▲写真=UTOIMAGE

 「韓国移籍は今年6月ごろから考えていました。韓国は国際戦を重視していて、強い棋士も対局数も多いです。より高いレベルの環境で勉強することが、今の私には必要だと思い、決断に至りました。強くなって尊敬される棋士になりたいです」

 14歳の日本人少女囲碁棋士・仲邑菫女流棋聖の韓国移籍が決まった。仲邑さんは30日、東京都千代田区の日本棋院で行われた記者会見で、「強くなりたい」という言葉を繰り返した。そして、「いつか戻って、日本の囲碁界に役に立てるようになりたいです」と誓った。しかし、復帰の時期には言及しなかった。

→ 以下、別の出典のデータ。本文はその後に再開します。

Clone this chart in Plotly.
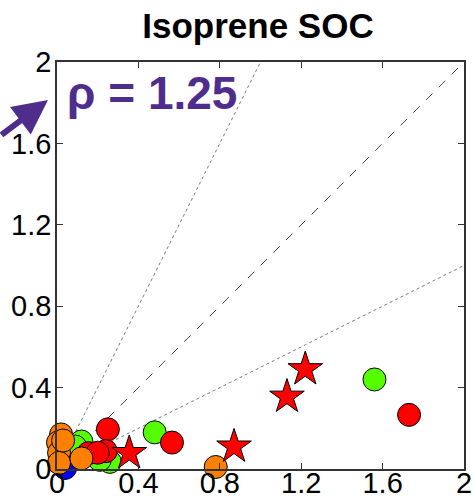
import plotly.graph_objects as go

# Data
blue_x = [0.04]
blue_y = [0.005]
green_x = [1.56, 0.48, 0.12, 0.09, 0.26, 0.21]
green_y = [0.44, 0.18, 0.135, 0.11, 0.035, 0.045]
red_x = [1.73, 0.25, 0.565, 0.24, 0.155, 0.20]
red_y = [0.266, 0.195, 0.13, 0.088, 0.078, 0.08]
orange_x = [0.78, 0.02, 0.005, 0.01, 0.01, 0.12, 0.03]
orange_y = [0.01, 0.17, 0.13, 0.08, 0.03, 0.052, 0.14]
star_x = [1.22, 1.13, 0.87, 0.355]
star_y = [0.49, 0.355, 0.11, 0.078]
line_x = [0, 2]
ratio_hi = 2.0
ratio_lo = 0.5
tick_vals = [0, 0.4, 0.8, 1.2, 1.6, 2]
tick_text = ["0", "0.4", "0.8", "1.2", "1.6", "2"]

fig = go.Figure()
fig.add_trace(go.Scatter(x=line_x, y=[v * ratio_hi for v in line_x], mode="lines",
                         line=dict(color="#777777", width=1, dash="dot"), cliponaxis=True))
fig.add_trace(go.Scatter(x=line_x, y=[v * ratio_lo for v in line_x], mode="lines",
                         line=dict(color="#777777", width=1, dash="dot"), cliponaxis=True))
fig.add_trace(go.Scatter(x=line_x, y=line_x, mode="lines",
                         line=dict(color="#444444", width=1, dash="dash"), cliponaxis=True))

def circ(x, y, c):
    return go.Scatter(x=x, y=y, mode="markers", cliponaxis=False,
                      marker=dict(symbol="circle", size=23, color=c,
                                  line=dict(color="black", width=1)))

fig.add_trace(circ(blue_x, blue_y, "#0000FF"))
fig.add_trace(circ(green_x, green_y, "#55FF00"))
fig.add_trace(circ(red_x, red_y, "#FF0000"))
fig.add_trace(circ(orange_x, orange_y, "#FF8000"))
fig.add_trace(go.Scatter(x=star_x, y=star_y, mode="markers", cliponaxis=False,
                         marker=dict(symbol="star", size=26, color="#FF0000",
                                     line=dict(color="black", width=1))))

axis_common = dict(range=[0, 2], tickvals=tick_vals, ticktext=tick_text,
                   ticks="inside", ticklen=6, tickcolor="#333333",
                   showline=True, linecolor="#333333", linewidth=1.5, mirror="ticks",
                   showgrid=False, zeroline=False, automargin=False,
                   tickfont=dict(family="Liberation Sans, Arial", size=29, color="black"))

fig.update_layout(
    width=473, height=503,
    margin=dict(l=57, r=9, t=62, b=34),
    paper_bgcolor="white", plot_bgcolor="white",
    showlegend=False,
    xaxis=dict(**axis_common, ticklabelstandoff=-13),
    yaxis=dict(**axis_common, ticklabelstandoff=-2),
    title=dict(text="<b>Isoprene SOC</b>", x=258 / 473, xanchor="center", xref="container",
               y=1 - 26 / 503, yanchor="middle", automargin=False,
               font=dict(family="Liberation Sans, Arial", size=35, color="black")),
)

fig.add_annotation(x=0.04, y=1.85, xref="x", yref="y", text="<b>ρ = 1.25</b>",
                   showarrow=False, xanchor="left", yanchor="middle",
                   font=dict(family="Liberation Sans, Arial", size=46, color="#4F2D8C"))
fig.add_annotation(x=-9 / 407, y=369 / 407, xref="paper", yref="paper", text="",
                   showarrow=True, ax=-62, ay=36, axref="pixel", ayref="pixel",
                   arrowhead=2, arrowsize=1.15, arrowwidth=6, arrowcolor="#4F2D8C",
                   standoff=0)

fig.write_html("out.html")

 韓国棋院は26日に開かれた理事会で、仲邑さんの客員棋士活動を許可した。客員棋士とは、「入段大会など既存の規定の他に、韓国棋院が認めて棋士として活動する者」と規定されているが、一般棋士との差はほとんどない。仲邑さんの韓国での公式活動は2024年3月2日以降となる。

 日本でプロとしてスタートし、海外に活動の舞台を移した棋士は、仲邑さんが初めてだ。日本の囲碁界は仲邑さんの移籍により、「才能のある棋士の流出が広がる」と懸念する声と、「スポーツのように進んでいる国へ進出することにより飛躍を図るべきだ」という声が入り交じっている。

 仲邑さんは日本棋院が導入した「英才特別採用推薦棋士」1号だ。この特例に支えられ、2019年当時、過去最年少(10歳0カ月)でプロになった。そして、13歳11カ月だった今年2月には女流棋聖戦を制し、日本最年少優勝記録も塗り替えた。

 ところがそれ以降、仲邑さんは韓国で活動したいという意思を周囲に明かし始めた。移籍推進の過程について、仲邑さんは「両親と相談はしましたが、自分で決めました」と説明、「お世話になった先生方には本当に感謝しています。同世代の棋士仲間と過ごせた時間は、かけがえのない宝物です」と語った。

 仲邑さんは6歳だった2015年、韓国に来て韓鐘振(ハン・ジョンジン)囲碁道場で約2年間学んだ。このため、韓国にはライバルや友人が多い。韓国料理も好きで、この日の会見では「毎日、囲碁仲間と一緒にキムチチゲを食べられるのでうれしい」と話した。

 来年初めの女流棋聖戦でタイトルを防衛した場合は返上することになる。韓国に来たら韓鐘振道場を拠点に修行し、仲邑さんの母親が両国を行き来して娘の世話をする計画だという。仲邑さんは最も尊敬する韓国の棋士に朴廷桓(パク・ジョンファン)九段を挙げた。

 今、韓日両国の視線は、仲邑さんが韓国でどのようなタイトルを占めるのかに注がれている。仲邑さんは日本の女流メジャー棋戦で優勝1回、準優勝2回を記録し、現在は女流棋聖というタイトルを持っている。

 仲邑さんは今年、韓国女子リーグに外国人選手として参加し、7勝2敗(勝利数ランキング9位)だった。これは、中国女子甲級リーグ(1勝5敗)や国際大会(1勝3敗)での成績を上回る。今年の日本国内での戦績は18勝18敗で、昨年(48勝22敗)より下がった。

 韓国棋院のランキング方式で計算した仲邑さんの現在の韓国における順位は女子棋士81人中26位だ。鄭寿鉉(チョン・スヒョン)九段は「適応する時期を経たら10位圏内は十分だろう」と予想した。李賢旭(イ・ヒョヌク)九段も「日本国内では3位、韓国に来れば10位程度」とみている。師匠の韓鐘振九段は「10位圏からスタートし、3年以内にタイトルを取る」と予想した。

 金恩持(キム・ウンジ)七段(16)ら「英才棋士のライバル」たちとの競い合いを通じた相乗効果も期待される。金恩持七段とは公式戦で2回対戦し、勝利できていない。韓国女子リーグで共に外国人選手として活躍した中国の呉依銘四段(17)には3敗している。